Con le bombe di Bruxelles è arrivato anche il momento delle Brigate Rosse.
Sono passate alcune ore dagli attentati in Belgio e si comincia a parlare di loro. La lotta armata in Italia è un capitolo che molti hanno voluto chiudere in una scatola appiccicandoci sopra la parola “anni di piombo” per derubricarne la storia con una frase tanto condivisibile quanto inutile: condanna del terrorismo e solidarietà con le vittime. Inutile non nel senso, ma nell’uso che se ne fa per non parlare di quel che è realmente accaduto soprattutto alle vittime, tutte.
E allora ecco che la vulgata sulla lotta armata in Italia serve a mescolare le carte anche tra i fatti di Bruxelles. Maroni se la prende con Saviano quando dice “che l’unica risposta al terrorismo e’ accogliere” e la commenta con “Gia’, magari anche farci saltare in aria da soli, cosi non li disturbiamo” e aggiunge che “serve un intervento urgente e di emergenza democratica, come si fece contro il terrorismo delle brigate rosse”.
Hanif Kureishi, intervistato da Repubblica, sostiene che i jihadisti gli “ricordano le Brigate Rosse e l’ideologia dei rivoluzionari bolscevichi”.
La Stampa chiede lumi al “luminare dell’università di Louvain Felice Dassetto” che anche lui si ricorda degli anni ’70 perché la “gente è soprattutto spaesata, come nell’Italia delle Brigate Rosse”.
Achille Serra, una vita per la polizia, ma poi anche per la politica visto che è passato da Forza Italia al PD e poi all’UDC, dichiara che “non dobbiamo farci vincere dalla paura e rintanarci dentro le case. Non lo facemmo durante il periodo delle brigate rosse e non dobbiamo farlo adesso”, e dunque anche lui con un occhio guarda alla guerra santa e con l’altro alle BR.
Flavia Perina, giornalista che nasce nell’ambiente della militanza di destra, parla direttamente di Renato Curcio, tralasciando il fatto che le stragi le facevano proprio quelli di destra (non lei, ma nemmeno i comunisti). Il tempo passa e la polvere aiuta a confondere il rosso col nero.
Il più lucido e interessante è Gian Carlo Caselli. Forse l’unico con un minimo di memoria.
Anche lui si riferisce agli anni nei quali è stato un protagonista dalla parte delle istituzioni. Davanti ai morti del Belgio ricorda la sua esperienza, ma con qualche fondamentale differenza. “Il terrorismo brigatista era diverso, selettivo, non colpiva nel mucchio” ci ricorda. “Nel nostro Paese la macelleria che colpiva nel mucchio era di matrice fascista, quella delle stragi, da Piazza Fontana alla stazione di Bologna.
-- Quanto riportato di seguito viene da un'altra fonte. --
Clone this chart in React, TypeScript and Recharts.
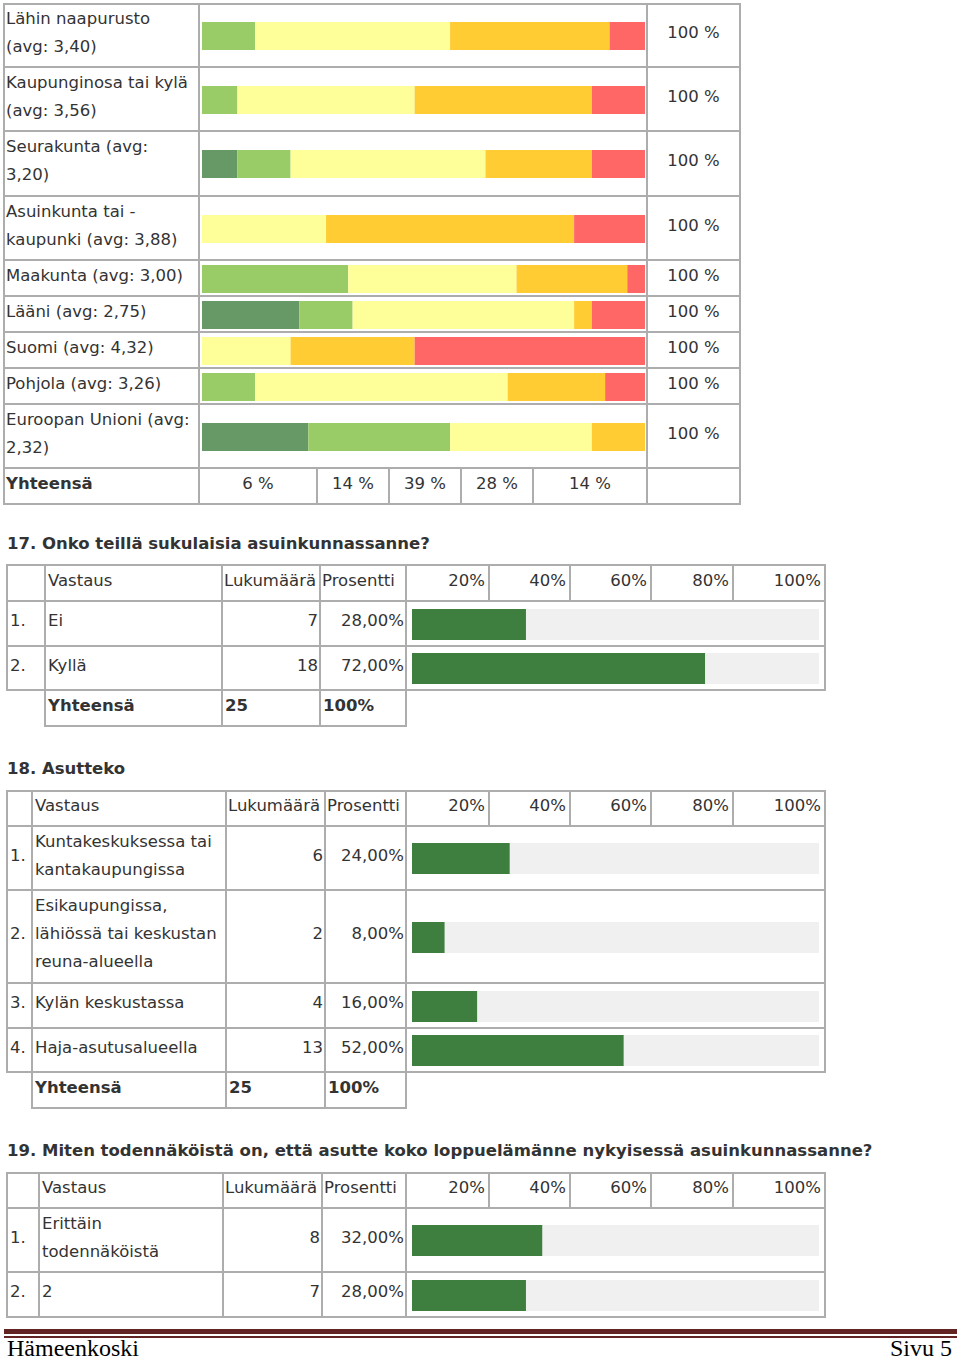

I responsabili erano pochi e ben protetti dagli apparati”.
Ed ecco il primo intervento interessante. Parlare di terrorismo significa alzare un gran polverone per non mostrare nulla e nascondere quel che accade davvero. Le differenze ci sono e non puoi non vederle. Se gli 85 morti di Bologna sono vittime del terrorismo come Aldo Moro siamo accecati dalla polvere che mescolerà anche le persone uccise a Bruxelles e Parigi.
Ma c’è un’altra frase interessante in quella breve intervista per il Fatto Quotidiano. “Il solo contatto che vedo con la storia italiana è il favore di cui le Br del primo periodo hanno goduto”. E questo mi fa pensare all’arresto di Salah Abdeslam. Ci dicono che un centinaio di persone hanno manifestato contro la polizia. Ci danno tante spiegazioni. Ma se davvero dobbiamo inseguire questo fantasma delle BR in quest’altra storia, cerchiamo di ricordarci quel “favore di cui le Br del primo periodo hanno goduto”. Nel bene e nel male. Ragioniamoci prima di andare a bombardare qualche sito strategico in giro per il mondo.